In 1989, he sold the Runabout to fellow Washington-state collector Ken McBride. Immediately regretting the decision, Mr. Mounger tried for many years to get the 734 Speedster back, finally re-acquiring it in 2000.
Soon after, Mr. Mounger decided to restore the Packard and commissioned Walt Johnsen of Bainbridge Island to perform a complete concours-quality restoration. Mr. Johnsen, whose restorations have won numerous awards at Pebble Beach, had already restored a Model J Duesenberg for Mr. Mounger, and the two worked closely together on the project.
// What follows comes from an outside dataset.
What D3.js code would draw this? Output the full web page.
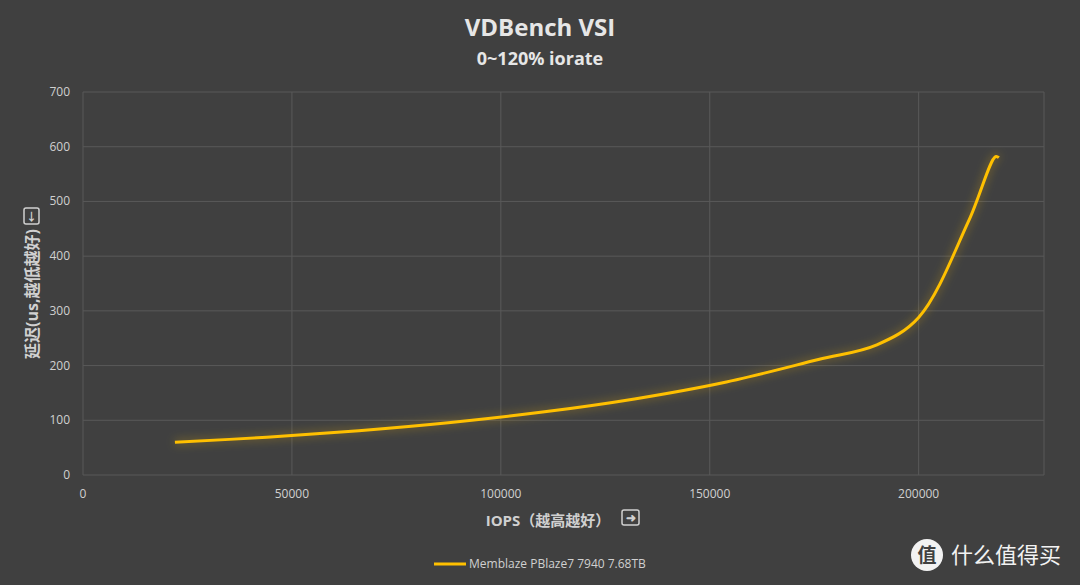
<!DOCTYPE html>
<html lang="en">
  <head>
    <meta charset="UTF-8" />
    <title>VDBench VSI</title>
    <script src="https://d3js.org/d3.v7.min.js"></script>
    <style>
      body { margin: 0; background: #404040; }
      text { font-family: "Open Sans", "Noto Sans CJK SC", sans-serif; }
    </style>
  </head>
  <body>
    <svg width="1080" height="585"></svg>
    <script>
      // data
      const seriesName = "Memblaze PBlaze7 7940 7.68TB";
      const iops = [22000, 44000, 66000, 88000, 110000, 132000, 154000, 176000, 190000, 200000, 212000, 218400, 219200];
      const latency = [60, 69, 81, 96, 115, 139, 170, 211, 238, 288, 465, 582, 580];
      const xTicks = [0, 50000, 100000, 150000, 200000];
      const yTicks = [0, 100, 200, 300, 400, 500, 600, 700];

      const svg = d3.select("svg");
      svg.append("rect").attr("width", 1080).attr("height", 585).attr("fill", "#404040");

      const x = d3.scaleLinear().domain([0, 230000]).range([83, 1044]);
      const y = d3.scaleLinear().domain([0, 700]).range([475, 92]);

      // glow filter
      const defs = svg.append("defs");
      const f = defs.append("filter").attr("id", "glow")
        .attr("x", "-10%").attr("y", "-20%").attr("width", "120%").attr("height", "140%");
      f.append("feGaussianBlur").attr("in", "SourceGraphic").attr("stdDeviation", 5).attr("result", "b");
      f.append("feComponentTransfer").attr("in", "b").attr("result", "b2")
        .append("feFuncA").attr("type", "linear").attr("slope", 0.5);
      const m = f.append("feMerge");
      m.append("feMergeNode").attr("in", "b2");
      m.append("feMergeNode").attr("in", "SourceGraphic");

      // grid
      svg.append("g").selectAll("line").data(yTicks).join("line")
        .attr("x1", x(0)).attr("x2", x(230000))
        .attr("y1", d => y(d)).attr("y2", d => y(d))
        .attr("stroke", "#595959").attr("stroke-width", 1);
      svg.append("g").selectAll("line").data(xTicks.concat([230000])).join("line")
        .attr("x1", d => x(d)).attr("x2", d => x(d))
        .attr("y1", y(0)).attr("y2", y(700))
        .attr("stroke", "#595959").attr("stroke-width", 1);

      // tick labels
      svg.append("g").selectAll("text").data(yTicks).join("text")
        .attr("x", 70).attr("y", d => y(d) + 4)
        .attr("text-anchor", "end").attr("font-size", 12).attr("fill", "#d0d0d0")
        .text(d => d);
      svg.append("g").selectAll("text").data(xTicks).join("text")
        .attr("x", d => x(d)).attr("y", 498)
        .attr("text-anchor", "middle").attr("font-size", 12).attr("fill", "#d0d0d0")
        .text(d => d);

      // line
      const line = d3.line()
        .x((d, i) => x(iops[i])).y((d, i) => y(latency[i]))
        .curve(d3.curveCatmullRom.alpha(0.5));
      svg.append("path").datum(latency)
        .attr("d", line).attr("fill", "none")
        .attr("stroke", "#ffc000").attr("stroke-width", 3)
        .attr("stroke-linejoin", "round")
        .attr("filter", "url(#glow)");

      // titles
      svg.append("text").attr("x", 540).attr("y", 36).attr("text-anchor", "middle")
        .attr("font-size", 24).attr("font-weight", "bold").attr("fill", "#e6e6e6")
        .text("VDBench VSI");
      svg.append("text").attr("x", 540).attr("y", 65).attr("text-anchor", "middle")
        .attr("font-size", 18).attr("font-weight", "bold").attr("fill", "#e6e6e6")
        .text("0~120% iorate");

      // x axis title
      svg.append("text").attr("x", 548).attr("y", 526).attr("text-anchor", "middle")
        .attr("font-size", 15).attr("font-weight", "bold").attr("fill", "#d0d0d0")
        .text("IOPS（越高越好）");
      const bx = svg.append("g").attr("transform", "translate(622,510)");
      bx.append("rect").attr("width", 17).attr("height", 15).attr("rx", 2)
        .attr("fill", "none").attr("stroke", "#d0d0d0").attr("stroke-width", 1.5);
      bx.append("text").attr("x", 8.5).attr("y", 12).attr("text-anchor", "middle")
        .attr("font-size", 12).attr("font-weight", "bold").attr("fill", "#d0d0d0").text("➜");

      // y axis title
      const yt = svg.append("g").attr("transform", "translate(38,294) rotate(-90)");
      yt.append("text").attr("x", 0).attr("y", 0).attr("text-anchor", "middle")
        .attr("font-size", 16).attr("font-weight", "bold").attr("fill", "#d0d0d0")
        .text("延迟(us,越低越好)");
      const by = svg.append("g").attr("transform", "translate(24,208)");
      by.append("rect").attr("width", 15).attr("height", 16).attr("rx", 2)
        .attr("fill", "none").attr("stroke", "#d0d0d0").attr("stroke-width", 1.5);
      by.append("text").attr("x", 7.5).attr("y", 12.5).attr("text-anchor", "middle")
        .attr("font-size", 11).attr("font-weight", "bold").attr("fill", "#d0d0d0").text("↓");

      // legend
      svg.append("line").attr("x1", 434).attr("x2", 466).attr("y1", 564).attr("y2", 564)
        .attr("stroke", "#ffc000").attr("stroke-width", 3);
      svg.append("text").attr("x", 469).attr("y", 568).attr("font-size", 12)
        .attr("fill", "#d0d0d0").text(seriesName);

      // watermark
      svg.append("circle").attr("cx", 927).attr("cy", 555).attr("r", 16).attr("fill", "#f2f2f2");
      svg.append("text").attr("x", 927).attr("y", 562).attr("text-anchor", "middle")
        .attr("font-size", 19).attr("font-weight", "bold").attr("fill", "#404040").text("值");
      svg.append("text").attr("x", 951).attr("y", 563).attr("font-size", 22)
        .attr("fill", "#f2f2f2").attr("font-family", "Noto Sans CJK SC").text("什么值得买");
    </script>
  </body>
</html>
During the restoration, the Speedster’s various component numbers were confirmed as correct, and an April 1930-dated tag from Jenks & Muir, the original upholstery supplier, was discovered inside the seat structure. Taking the car’s originality and build data into consideration, a great effort was made to return the car to its original color scheme – a tasteful combination of grays well suited to the Runabout’s lines.
Completed in 2002, the Packard made its debut at the Pebble Beach Concours d’Elegance®. As Mr. Mounger was then serving as the event’s chairman, the car was exhibited for display only. The Packard has since been awarded a perfect 100-point score at the 2004 Pacific Northwest Grand Classic and has received major awards at other events. Today, the Runabout remains in outstanding condition and is offered with a proper tool kit, jack, weather equipment, two period-correct mascots, an original owner’s manual with reproduction Model 734 supplement, as well as a reproduction of the original “The Speedsters by Packard” brochure. The Packard is also offered with an impressive file that includes supporting documentation, period photographs, magazine articles, and more.
In total, Packard built just 113 examples of the 734 Speedster. Of these, just 39 were originally sold with the Runabout body – one of the most attractive, sporting, and iconic designs of the era.
According to the definitive Model 734 Speedster Register – maintained by Bruce Grinager and evolved from Smith Hempstone Oliver’s original 1958 roster – a total of 18 Runabouts are known to survive, of which just eight examples are believed to exist today with essentially original bodywork and correct Speedster components. Most are held in important private collections and are not likely to trade hands in the foreseeable future. Offered from the respected Glenn Mounger collection, this is a Packard of unrivaled beauty, rarity, and sophistication – qualities that place it among the top tier of collectible automobiles.
No world-class collection of American classics is complete without a Packard Model 734 Speedster. When the next example might become available is anyone’s guess, but it will almost certainly pale in comparison to this exceptional Runabout.